Op de zitting van 15 maart 2023 heeft [verweerder] verklaard dat alle schuldeisers zijn voldaan en dat er geen schulden meer zijn. Deze verklaring hebben [verzoekers] niet weersproken en ook de kantonrechter gaat hiervan uit. Dit betekent dat [verweerder] als executeur niet de exclusieve bevoegdheid uit artikel 4:147 lid 1 BW toekomt om een vordering van de nalatenschap te kunnen incasseren. Dit betekent ook dat [verzoekers] geen vervangende machtiging nodig hebben om de door hen gestelde vorderingen te laten vaststellen en te incasseren.
4.5.
De conclusie is dat de kantonrechter het verzoek van [verzoekers] zal afwijzen. De vraag of de executele al dan niet is geëindigd kan de kantonrechter verder onbeantwoord laten. Het inhoudelijke verweer van [verweerder] tegen de gestelde vorderingen van [verzoekers] laat de kantonrechter buiten beschouwing. Dat moet [verweerder] naar voren brengen in de procedure die [verzoekers] bij dagvaarding bij de rechtbank willen instellen.
4.6.
Aan het verzoek van [verzoekers] om te worden gehoord op een nadere mondelinge behandeling in geval hun verzoek wordt afgewezen, gaat de kantonrechter voorbij omdat [verzoekers] daarmee niet in hun belangen zijn geschaad.
4.7.
In erfrechtprocedures is het gebruikelijk om de proceskosten tussen partijen te compenseren.

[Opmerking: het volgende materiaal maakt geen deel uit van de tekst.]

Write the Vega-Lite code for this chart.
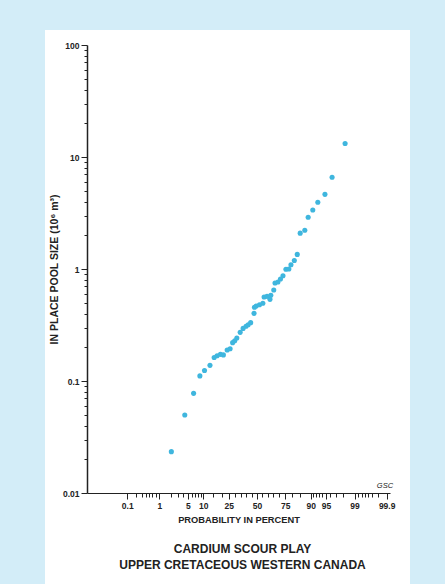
{
  "$schema": "https://vega.github.io/schema/vega-lite/v6.json",
  "width": 365,
  "height": 554,
  "autosize": {"type": "none"},
  "padding": {"left": 45, "top": 30, "right": 35, "bottom": 0},
  "background": "#d3edf8",
  "config": {
    "view": {"fill": "white", "stroke": null},
    "axis": {
      "labelFont": "Liberation Sans",
      "labelFontWeight": "bold",
      "labelColor": "#222222",
      "titleFont": "Liberation Sans",
      "titleFontWeight": "bold",
      "titleColor": "#222222",
      "domainColor": "#222222",
      "tickColor": "#222222",
      "grid": false
    }
  },
  "title": {
    "text": ["CARDIUM SCOUR PLAY", "UPPER CRETACEOUS WESTERN CANADA"],
    "orient": "bottom",
    "anchor": "middle",
    "frame": "group",
    "offset": -40,
    "dx": 15,
    "font": "Liberation Sans",
    "fontSize": 12,
    "fontWeight": "bold",
    "color": "#222222",
    "lineHeight": 16
  },
  "layer": [
    {
      "data": {
        "values": [
          {"z_score": -2.04, "pool_size": 0.0234},
          {"z_score": -1.72, "pool_size": 0.0497},
          {"z_score": -1.51, "pool_size": 0.0776},
          {"z_score": -1.36, "pool_size": 0.111},
          {"z_score": -1.25, "pool_size": 0.124},
          {"z_score": -1.12, "pool_size": 0.138},
          {"z_score": -1.02, "pool_size": 0.162},
          {"z_score": -0.95, "pool_size": 0.168},
          {"z_score": -0.87, "pool_size": 0.173},
          {"z_score": -0.80, "pool_size": 0.171},
          {"z_score": -0.71, "pool_size": 0.189},
          {"z_score": -0.64, "pool_size": 0.194},
          {"z_score": -0.58, "pool_size": 0.220},
          {"z_score": -0.53, "pool_size": 0.229},
          {"z_score": -0.48, "pool_size": 0.242},
          {"z_score": -0.40, "pool_size": 0.272},
          {"z_score": -0.33, "pool_size": 0.295},
          {"z_score": -0.26, "pool_size": 0.308},
          {"z_score": -0.21, "pool_size": 0.318},
          {"z_score": -0.15, "pool_size": 0.332},
          {"z_score": -0.07, "pool_size": 0.402},
          {"z_score": -0.06, "pool_size": 0.456},
          {"z_score": -0.02, "pool_size": 0.468},
          {"z_score": 0.06, "pool_size": 0.480},
          {"z_score": 0.14, "pool_size": 0.494},
          {"z_score": 0.17, "pool_size": 0.562},
          {"z_score": 0.24, "pool_size": 0.570},
          {"z_score": 0.31, "pool_size": 0.536},
          {"z_score": 0.33, "pool_size": 0.582},
          {"z_score": 0.40, "pool_size": 0.649},
          {"z_score": 0.43, "pool_size": 0.750},
          {"z_score": 0.50, "pool_size": 0.766},
          {"z_score": 0.56, "pool_size": 0.815},
          {"z_score": 0.62, "pool_size": 0.871},
          {"z_score": 0.69, "pool_size": 0.994},
          {"z_score": 0.76, "pool_size": 1.00},
          {"z_score": 0.81, "pool_size": 1.09},
          {"z_score": 0.89, "pool_size": 1.19},
          {"z_score": 0.96, "pool_size": 1.35},
          {"z_score": 1.03, "pool_size": 2.09},
          {"z_score": 1.14, "pool_size": 2.22},
          {"z_score": 1.22, "pool_size": 2.90},
          {"z_score": 1.33, "pool_size": 3.36},
          {"z_score": 1.45, "pool_size": 3.95},
          {"z_score": 1.62, "pool_size": 4.64},
          {"z_score": 1.79, "pool_size": 6.59},
          {"z_score": 2.10, "pool_size": 13.2}
        ]
      },
      "mark": {"type": "circle", "size": 26, "opacity": 1, "color": "#3fb6de"},
      "encoding": {
        "x": {
          "field": "z_score",
          "type": "quantitative",
          "scale": {"domain": [-4.05, 3.17], "range": [42, 345], "nice": false, "zero": false},
          "axis": {
            "title": "PROBABILITY IN PERCENT",
            "titleFontSize": 9.3,
            "titlePadding": 6,
            "offset": -91,
            "domainWidth": 1.2,
            "labelFontSize": 8.5,
            "labelPadding": 2,
            "labelOverlap": false,
            "labelFlush": false,
            "tickCount": 200,
            "values": [-3.0902, -2.8782, -2.7478, -2.6521, -2.5758, -2.5121, -2.4089, -2.3263, -2.0537, -1.8808, -1.7507, -1.6449, -1.5548, -1.4758, -1.4051, -1.3408, -1.2816, -1.0364, -0.8416, -0.6745, -0.5244, -0.3853, -0.2533, -0.1257, 0, 0.1257, 0.2533, 0.3853, 0.5244, 0.6745, 0.8416, 1.0364, 1.2816, 1.3408, 1.4051, 1.4758, 1.5548, 1.6449, 1.7507, 1.8808, 2.0537, 2.3263, 2.4089, 2.5121, 2.5758, 2.6521, 2.7478, 2.8782, 3.0902],
            "labelExpr": "indexof(['0.1','1','5','10','25','50','75','90','95','99','99.9'], format(cumulativeNormal(datum.value)*100, '.3~g')) >= 0 ? format(cumulativeNormal(datum.value)*100, '.3~g') : ''",
            "tickSize": {"condition": {"test": "indexof(['0.1','1','5','10','25','50','75','90','95','99','99.9'], format(cumulativeNormal(datum.value)*100, '.3~g')) >= 0", "value": 6}, "value": 4},
            "tickWidth": 1
          }
        },
        "y": {
          "field": "pool_size",
          "type": "quantitative",
          "scale": {"type": "log", "domain": [0.01, 100], "range": [463, 15], "nice": false},
          "axis": {
            "title": "IN PLACE POOL SIZE (10⁶ m³)",
            "titleFontSize": 10.5,
            "titlePadding": 3,
            "offset": -42,
            "domainWidth": 1.5,
            "labelFontSize": 8.5,
            "labelPadding": 2,
            "labelOverlap": false,
            "labelFlush": false,
            "tickCount": 200,
            "values": [0.01, 0.02, 0.03, 0.04, 0.05, 0.06, 0.07, 0.08, 0.09, 0.1, 0.2, 0.3, 0.4, 0.5, 0.6, 0.7, 0.8, 0.9, 1, 2, 3, 4, 5, 6, 7, 8, 9, 10, 20, 30, 40, 50, 60, 70, 80, 90, 100],
            "labelExpr": "abs(log(datum.value)/LN10 - round(log(datum.value)/LN10)) < 0.000001 ? format(datum.value, '~g') : ''",
            "tickSize": {"condition": {"test": "abs(log(datum.value)/LN10 - round(log(datum.value)/LN10)) < 0.000001", "value": 6}, "value": 3},
            "tickWidth": 1
          }
        }
      }
    },
    {
      "data": {"values": [{"note": "GSC", "z_pos": 3.05, "size_pos": 0.01}]},
      "mark": {"type": "text", "font": "Liberation Sans", "fontSize": 7.5, "fontStyle": "italic", "color": "#222222", "dy": -7},
      "encoding": {
        "x": {"field": "z_pos", "type": "quantitative"},
        "y": {"field": "size_pos", "type": "quantitative"},
        "text": {"field": "note"}
      }
    }
  ]
}
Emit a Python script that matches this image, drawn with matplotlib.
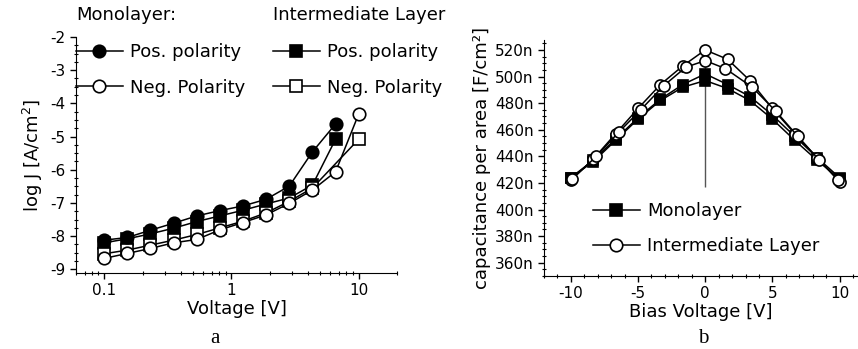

De kantonrechter ziet geen aanleiding om hierover anders te oordelen en zal daarom bepalen dat partijen ieder de eigen proceskosten dragen.

5.De beslissing

De kantonrechter:
5.1.
wijst het verzoek af;
5.2.
bepaalt dat iedere partij de eigen proceskosten draagt;
5.3.
verklaart de veroordeling in deze beschikking uitvoerbaar bij voorraad.
Deze beschikking is gegeven door mr. J.S. Reid en op bovengenoemde datum in het openbaar uitgesproken in aanwezigheid van de griffier.